3. (A) Bless her that she dies fast
In
Utah, deathbed rituals became increasingly documented. For example, after an
1865 meeting of the First Presidency and Twelve Apostles, Wilford Woodruff
wrote that several Church leaders “called upon Sister Gray who had a canser in
the breast which was Eating her Vitals and rotting her flesh. Presidet Young
Cannon, & myself laid hands upon her. She wished us to pray that she might
speedily die as she Could not live. Presidet Young dedicated her to God for her
death & burial. In about 12 hours she died.”
Wilford
Woodruff, Wilford Woodruff’s Journal,
1833-1898, Typescript, ed. Scott G. Kenney, 9 vols. (Midvale, Utah:
Signature Books, 1983-84), 3:441.
Additional interesting
information:
Susan
Julia, second wife of James Henry Martineau, after a protracted and painful
sickness, confessed that “she was satisfied with life, and desired to go.” Over
a period of days, she gave counsel to friends and family and finally she
“wished me [James Martineau] to bring the elders, and give her up, provided she
could not be healed. J.E. Hyde came in, and he and I dedicated her to the Lord
and gave her up—to His will. It was a hard thing for a husband to do—oh, so
hard. When we had finished, she said—‘oh I am so glad; so glad.’”
Donald
G. Godfrey and Rebecca S. Martineau-McCarty, eds., Uncommon Common Pioneer, The Journals of James Henry Martineau,
1828-1918 (Provo, Utah: Religious Studies Center, Brigham Young University,
2008), 174.
4. (C) George A. Smith
Not
long before the Tout burial, Church members began the practice of offering
formal dedicatory prayers at the graves of their dead. Though graveside prayers
were likely common for decades, the first formal grave dedication that I have
been able to document was that of George A. Smith in 1875. The Deseret News reported on the funeral and
subsequent graveside service: “After the large crowds of people had dispersed
save a few, Elder John L. Smith, brother of the departed, and others remaining,
knelt around the grave while he offered up a heart-felt, soul moving, prayer,
dedicating the ground and the remains, that they might rest undisturbed till
the morning of the resurrection.” One can safely conclude that the dedication
of George A. Smith’s grave was not the first in the history of Mormonism.

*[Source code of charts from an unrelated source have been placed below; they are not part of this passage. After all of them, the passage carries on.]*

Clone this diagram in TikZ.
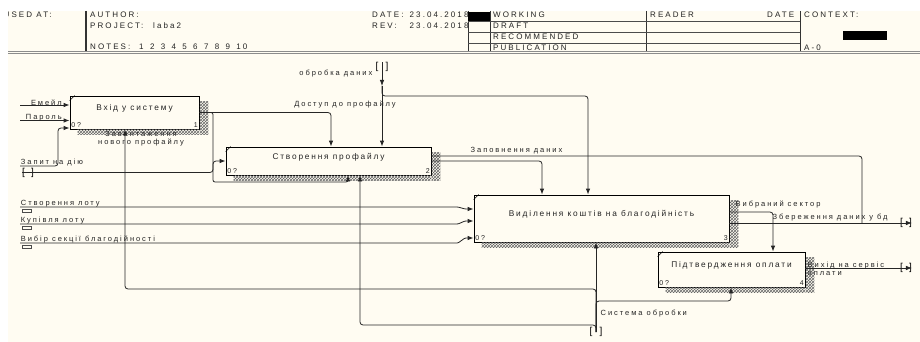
\documentclass[tikz,border=0pt]{standalone}
\usepackage{fontspec}
\setmainfont{Liberation Sans}
\newfontfamily\boxfont[LetterSpace=22]{Liberation Sans}
\newfontfamily\lblfont[LetterSpace=26]{Liberation Sans}
\newfontfamily\hdrfont[LetterSpace=26]{Liberation Sans}
\usepackage{tikz}
\usetikzlibrary{arrows.meta, positioning, patterns}
\definecolor{paper}{RGB}{255,252,242}
\definecolor{ink}{RGB}{35,35,35}
\newcommand{\boxtext}[1]{\raisebox{4pt}[\height][\depth]{#1}}

\begin{document}
\begin{tikzpicture}[
  x=1pt, y=-1pt,
  actbox/.style={draw=black, fill=paper, line width=0.8pt, inner sep=0pt, font=\boxfont\fontsize{8.3}{9}\selectfont, text=ink},
  corner/.style={font=\lblfont\fontsize{7}{7}\selectfont, inner sep=1.5pt, text=ink},
  lbl/.style={font=\lblfont\fontsize{7.5}{8}\selectfont, text=ink, inner sep=0.5pt},
  hdr/.style={font=\hdrfont\fontsize{8}{8}\selectfont, text=ink, anchor=west, inner sep=0pt},
  tunnel/.style={font=\fontsize{10}{10}\selectfont, inner sep=0pt, text=black},
  tick/.style={draw=black!70, line width=0.5pt, minimum width=9, minimum height=2.5, inner sep=0pt},
  conn/.style={draw=black!85, line width=0.8pt, rounded corners=3pt},
  arrow/.style={conn, -{Latex[length=6pt,width=4.5pt]}},
  hatch/.style={pattern=crosshatch, pattern color=black!60},
  hline/.style={draw=black!80, line width=0.8pt}
]
\useasboundingbox (0,0) rectangle (920,342);
\fill[white] (0,0) rectangle (920,342);
\fill[paper] (8,11) rectangle (920,342);

% header
\node[hdr] (usedat) at (3.5,15) {USED AT:};
\fill[white] (0,0) rectangle (8,60);
\draw[hline, line width=1.2pt] (86,11) -- (86,52);
\node[hdr] (author) at (90,15) {AUTHOR:};
\node[hdr] (project) at (90,26) {PROJECT:};
\node[hdr] (projname) at (153,26) {laba2};
\node[hdr] (notes) at (90,47) {NOTES:};
\foreach \i in {1,...,10}
  \node[hdr] (n\i) at ({139+(\i-1)*10.8},47) {\i};
\node[hdr] (date) at (372,15) {DATE:};
\node[hdr] (dateval) at (409.5,15) {23.04.2018};
\node[hdr] (rev) at (372,26) {REV:};
\node[hdr] (revval) at (409.5,26) {23.04.2018};
\foreach \xx in {468,490,646,800}
  \draw[hline] (\xx,11) -- (\xx,52);
\foreach \yy in {21.5,32.5,43}
  \draw[hline, draw=black!70] (468,\yy) -- (800,\yy);
\fill[black] (468,12) rectangle (490,21);
\node[hdr] (working) at (493,15) {WORKING};
\node[hdr] (draft) at (493,26) {DRAFT};
\node[hdr] (recom) at (493,37) {RECOMMENDED};
\node[hdr] (public) at (493,47.5) {PUBLICATION};
\node[hdr] (reader) at (650,15) {READER};
\node[hdr] (rdate) at (767,15) {DATE};
\node[hdr] (context) at (804,15) {CONTEXT:};
\fill[black] (843,31) rectangle (887,40);
\node[hdr] (nodeno) at (804,48) {A-0};
\draw[draw=black!45, line width=0.7pt] (8,51) -- (920,51);
\draw[draw=black!45, line width=0.7pt] (8,53.5) -- (920,53.5);

% activity boxes
\node[actbox, minimum width=129, minimum height=33,
  label={[corner, anchor=south west]south west:0?},
  label={[corner, anchor=south east]south east:1}] (b1) at (134.5,112.5) {\boxtext{Вхід у систему}};
\node[actbox, minimum width=205, minimum height=28,
  label={[corner, anchor=south west]south west:0?},
  label={[corner, anchor=south east]south east:2}] (b2) at (328.5,161) {\boxtext{Створення профайлу}};
\node[actbox, minimum width=255, minimum height=47,
  label={[corner, anchor=south west]south west:0?},
  label={[corner, anchor=south east]south east:3}] (b3) at (601.5,218.5) {\boxtext{Виділення коштів на благодійність}};
\node[actbox, minimum width=147, minimum height=35,
  label={[corner, anchor=south west]south west:0?},
  label={[corner, anchor=south east]south east:4}] (b4) at (731.5,269.5) {\boxtext{Підтвердження оплати}};
\foreach \b in {b1,b2,b3,b4} {
  \fill[hatch] ([xshift=0.5,yshift=-6]\b.north east) rectangle ([xshift=9,yshift=-5]\b.south east);
  \fill[hatch] ([xshift=8,yshift=-0.5]\b.south west) rectangle ([yshift=-5]\b.south east);
  \draw[line width=0.5pt] ([yshift=-5]\b.north west) -- ([xshift=5]\b.north west);
}

% tunnels
\node[tunnel] (tunData) at (382,67) {[\hspace{7pt}]};
\node[tunnel] (tunReq) at (28,172.5) {[\hspace{6pt}]};
\node[tunnel] (tunSave) at (906,223) {[\hspace{6pt}]};
\node[tunnel] (tunPay) at (906,268) {[\hspace{6pt}]};
\node[tunnel] (tunSys) at (596,332) {[\hspace{7pt}]};

% inputs of box 1
\coordinate (inMail) at (20,105);
\coordinate (inPass) at (20,120.5);
\coordinate (inReq) at (20,166);
\draw[arrow] (inMail) -- (b1.west |- inMail) node[lbl, at end, anchor=south east, xshift=-7, yshift=-1] (lMail) {Емейл};
\draw[arrow] (inPass) -- (b1.west |- inPass) node[lbl, at end, anchor=south east, xshift=-7, yshift=-1] (lPass) {Пароль};
\draw[arrow] (inReq) node[lbl, anchor=south west, yshift=-1] (lReq) {Запит на дію} -- (58,166) -- (58,128) -- (b1.west |- 0,128);
\draw[arrow] (tunReq.west) -- (213,172.5) -- (213,161) -- (b2.west |- 0,161);

% outputs of box 1
\draw[arrow] (b1.east) -- (331,112.5) -- (b2.north -| 331,0);
\draw[arrow, rounded corners=2pt] (b1.east) -- (213,112.5) -- (213,182) -- (348,182) -- (b2.south -| 348,0);
\node[lbl] (lAccess) at (345,104) {Доступ до профайлу};

% control: data processing
\coordinate (dataMid) at (382,86);
\draw[arrow] (tunData.north) -- (dataMid);
\draw[arrow] (dataMid) -- (b2.north -| dataMid);
\draw[arrow] (dataMid) -- (382,96) -- (588,96) -- (b3.north -| 588,0);
\node[lbl, anchor=east] (lData) at (373,74) {обробка даних};

% outputs of box 2
\draw[conn] (b2.east |- 0,156) -- (862,156) -- (862,223);
\node[lbl, anchor=south west] (lFill) at (470,155) {Заповнення даних};
\draw[arrow] (b2.east |- 0,161) -- (542,161) -- (b3.north -| 542,0);

% inputs of box 3
\foreach \nm/\yl/\ya/\txt in {Lot/207/209/Створення лоту, Buy/224/221/Купівля лоту, Sect/243/238/Вибір секції благодійності} {
  \coordinate (in\nm) at (20,\yl);
  \draw[arrow, rounded corners=1pt] (in\nm) node[lbl, anchor=south west, yshift=-1] (l\nm) {\txt} -- (458,\yl) -- (465,\ya) -- (b3.west |- 0,\ya);
  \node[tick] (t\nm) at (27,\yl+3.5) {};
}

% outputs of box 3
\draw[arrow] (b3.east |- 0,212) -- (773,212) -- (b4.north -| 773,0);
\node[lbl, anchor=south west] (lSector) at (735,209) {Вибраний сектор};
\draw[arrow] (b3.east |- 0,223) -- (tunSave.east);
\node[lbl, anchor=south west] (lSave) at (772,222) {Збереження даних у бд};

% output of box 4
\draw[arrow] (b4.east |- 0,268) -- (tunPay.east);
\node[lbl, align=left, anchor=west] (lPay) at (807,268.5) {Вихід на сервіс\\оплати};

% mechanism
\draw[arrow] (tunSys.center) -- (b3.south -| tunSys);
\draw[arrow] (tunSys.center) -- (596,301) -- (731,301) -- (b4.south -| 731,0);
\draw[arrow] (tunSys.center) -- (596,289) -- (125,289) -- (b1.south -| 125,0);
\draw[arrow] (tunSys.center) -- (596,325) -- (360,325) -- (b2.south -| 360,0);
\node[lbl, anchor=west] (lSys) at (600,314) {Система обробки};
\node[lbl, align=center] (lLoad) at (141,139) {Завантаження\\нового профайлу};
\end{tikzpicture}
\end{document}
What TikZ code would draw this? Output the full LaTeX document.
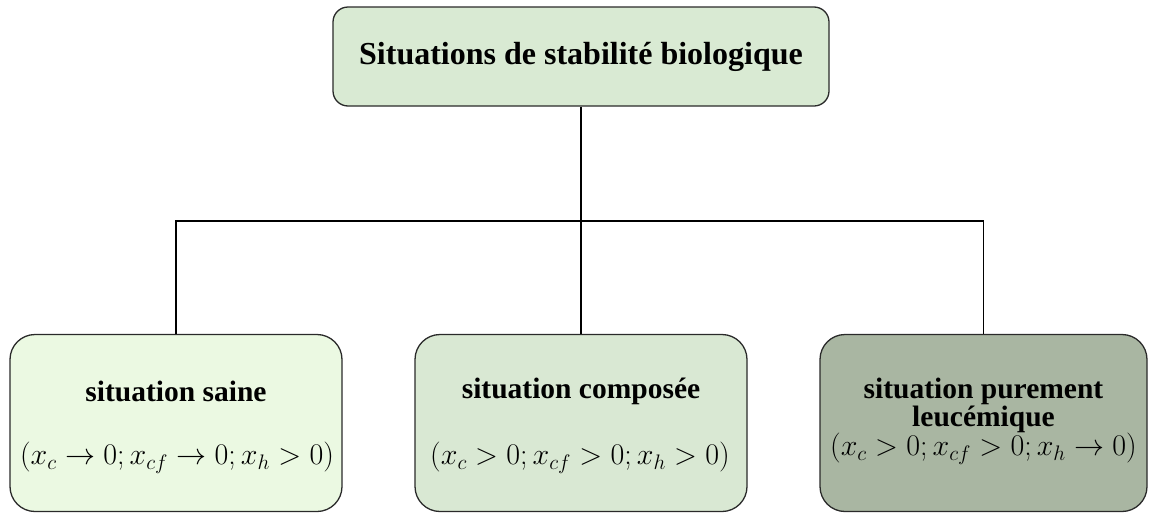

However, Wilford Woodruff, who frequently mentioned details of burial services
in his diaries, did not start mentioning graveside prayers and dedications
until 1877. It is therefore likely that the grave dedication ritual arose in
the 1870s.
“President
Brigham Young,” Deseret News, September
8, 1875, 505.
Additional Interesting
Information:
As part of their reforms, the First Presidency
issued instructions against deathbed rituals. In the 1922 Improvement Era, Heber J. Grant, Charles W. Penrose, and Anthony W.
Ivins of the First Presidency wrote:
The
custom which is growing in the Church to dedicate those who appear to be beyond
recovery, to the Lord, has no place among the ordinances of the Church. The
Lord has instructed us, where people are sick, to call in the elders, two or
more, who should pray for and lay their hands upon them in the name of the
Lord; and “If they die,” says the Lord, “they shall die unto me; and if they
live, they shall live unto me.” No possible advantage can result from
dedicating faithful members of the Church to the Lord prior to their death.
Their membership in the Church, their devotion to the faith which they have
espoused, are sufficient guarantee, so far as their future welfare is
concerned.
The administration of the ordinances of the
Gospel to the sick, is for the purpose of healing them, that they may continue
lives of usefulness until the Lord shall call them hence. This is as far as we
should go. If we adhere strictly to that which the Lord has revealed in regard
to this matter, no mistake will be made.
First
Presidency, “On Dedication the Sick and the Suffering to the Lord,” Improvement Era 25 (October 1922): 1122.